Amulet
- First edition (Spanish)
- Author: Roberto Bolaño
- Original title: Amuleto
- Translator: Chris Andrews
- Language: Spanish
- Publisher: Anagrama
- Publication date: 1999
- Publication place: Spain
- Published in English: 2006
- Media type: Print (Paperback)
- Pages: 154
- ISBN: 8433910973

= Amulet (novel) =

1999 novel by Roberto Bolaño

Amulet (Amuleto) is a short novel by the Chilean author Roberto Bolaño (1953–2003). It was published in 1999. An English translation, by Chris Andrews, was published by New Directions in 2006.

The book is dedicated to the author's poet friend Mario Santiago Papasquiaro (1953–1998), who died the year it was being written; as "Ulises Lima", Santiago was prominently featured in The Savage Detectives and gets a cameo in this story.

The novel is contextualized at the time of the 1968 Movement in Mexico, specifically in the army invasion of the Ciudad Universitaria, on 18 September 1968, which preceded the Tlatelolco massacre of 2 October of the same year occurred at the end of the government of Mexican President Gustavo Díaz Ordaz.

==Plot summary==
Amulet embodies in one woman's voice the melancholy and violent history of Latin America. It begins: "This is going to be a horror story. A story of murder, detection and horror. But it won't appear to be, for the simple reason that I am the teller. Told by me, it won't seem like that. Although, in fact, it's the story of a terrible crime."

The speaker is named Auxilio Lacouture, dubbed "the mother of Mexican poetry", though her own take is, "I could say I am the mother of all Mexican poets, but I better not". Tall, thin, blonde, and old enough to actually be the mother of some of the poets, she's a Uruguayan exile living illegally in Mexico City since the 1960s, lending a maternal hand to those in need (even her forename means "Help" in Spanish), doing odd jobs for old writers and at the Faculty of Philosophy and Literature.

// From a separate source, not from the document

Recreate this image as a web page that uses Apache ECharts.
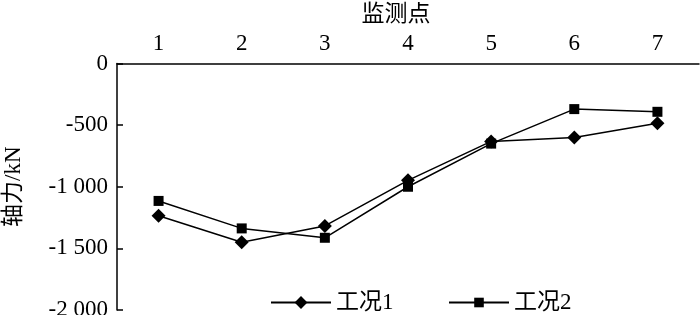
<!DOCTYPE html>
<html><head><meta charset="utf-8">
<script src="https://cdn.jsdelivr.net/npm/echarts@6/dist/echarts.min.js"></script>
<style>html,body{margin:0;padding:0;background:#fff}#c{width:700px;height:315px}</style>
</head><body><div id="c"></div>
<script>
const categories = ['1','2','3','4','5','6','7'];
const case1 = [-1235, -1450, -1318, -948, -632, -600, -485];
const case2 = [-1115, -1338, -1414, -1000, -650, -370, -392];
const seriesNames = ['工况1','工况2'];
const yTicks = [0, -500, -1000, -1500, -2000];

const font = '"Liberation Serif","Times New Roman","Noto Sans CJK SC",serif';
const FS = 23;
const chart = echarts.init(document.getElementById('c'));
function fmt(v){
  const a = Math.abs(v);
  let s = a >= 1000 ? Math.floor(a/1000) + ' ' + String(a%1000).padStart(3,'0') : String(a);
  return (v < 0 ? '-' : '') + s;
}
const legendText = {fontFamily: font, fontSize: FS, color: '#000'};
chart.setOption({
  animation: false,
  textStyle: {fontFamily: font, color: '#000'},
  grid: {left: 117, right: 1, top: 63.5, bottom: 5, containLabel: false, outerBoundsMode: 'none'},
  legend: [
    {left: 265, top: 286, itemWidth: 60, itemHeight: 16, textStyle: legendText, data: [seriesNames[0]]},
    {left: 443, top: 286, itemWidth: 60, itemHeight: 12, textStyle: legendText, data: [seriesNames[1]]}
  ],
  xAxis: {
    type: 'category', position: 'top', data: categories, boundaryGap: true,
    name: '监测点', nameLocation: 'middle', nameGap: 37,
    nameTextStyle: {fontFamily: font, fontSize: FS, color: '#000', padding: [0, 24, 0, 0]},
    axisLine: {lineStyle: {color: '#000', width: 1.5}},
    axisTick: {inside: true, length: 6, lineStyle: {color: '#000', width: 1.5}},
    axisLabel: {fontFamily: font, fontSize: FS, color: '#000', margin: 8}
  },
  yAxis: {
    type: 'value', min: -2000, max: 0, interval: 500,
    name: '轴力/kN', nameLocation: 'middle', nameGap: 92,
    nameTextStyle: {fontFamily: font, fontSize: FS, color: '#000'},
    axisLine: {show: true, lineStyle: {color: '#000', width: 1.5}},
    axisTick: {show: true, inside: true, length: 6, lineStyle: {color: '#000', width: 1.5}},
    splitLine: {show: false},
    axisLabel: {fontFamily: font, fontSize: FS, color: '#000', margin: 9,
      formatter: v => yTicks.includes(v) ? fmt(v) : ''}
  },
  series: [
    {name: seriesNames[0], type: 'line', data: case1, symbol: 'diamond', symbolSize: 14,
     lineStyle: {color: '#000', width: 1.5}, itemStyle: {color: '#000'}},
    {name: seriesNames[1], type: 'line', data: case2, symbol: 'rect', symbolSize: 10,
     lineStyle: {color: '#000', width: 1.5}, itemStyle: {color: '#000'}}
  ]
});
</script></body></html>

She becomes famous as the sole person who symbolically resists the army's 1968 invasion of the National Autonomous University of Mexico (UNAM) two weeks before the now infamous Tlatelolco massacre (2 October) – she hides in a fourth-floor lavatory cubicle "for thirteen days" from 18 to 30 September.

As she tries to outlast the occupiers and grows ever hungrier, Auxilio recalls her life, her lost teeth, her beloved friends and poets, and she soon moves on to strange landscapes: ice-bound mountains, seedy bars in "the dark night of the soul of Mexico City", a terrifying chasm, and a bathroom where moonlight shines, moving slowly from tile to tile.

Her recollections mostly drift from 1965 (when she arrived in Mexico) to 1976 (when Belano left Mexico), but end on an eponymous vision of the victims: "And although the song that I heard was about war, about the heroic deeds of a whole generation of Latin Americans led to sacrifice, I knew that above and beyond all, it was about courage and mirrors, desire and pleasure. And that song is our amulet."

==Connections with other Bolaño novels==
Auxilio was already featured in a chapter of Bolaño's novel The Savage Detectives (1998), where she narrates her stay in the restroom of the besieged university. However, as Francisco Goldman has noted, Amulet "sings an enthralling and haunting ode to youth, life on the margins, poetry and poets, and Mexico City. Much more than a companion piece to The Savage Detectives – it shares some of the same characters – Amulet may be Bolaño's most autobiographical book. Formally and verbally, it also represents some of his most innovative and thrilling writing."

Amulet features some other characters from The Savage Detectives: mainly the author's alter-ego, Arturo Belano, and his friend Ernesto San Epifanio, but also Laura Jáuregui, Felipe Müller, and Ulises Lima. It also names historical figures, from Che Guevara to mostly writers and artists (like León Felipe, Pedro Garfias, Rubén Bonifaz Nuño, Remedios Varo and Lilian Serpas)

The novel also features Bolaño's only direct reference to the eponymous year of his novel 2666: "Guerrero, at that time of night, is more like a cemetery than an avenue, not a cemetery in 1974 or in 1968, or 1975, but a cemetery in the year 2666, a forgotten cemetery under the eyelid of a corpse or an unborn child."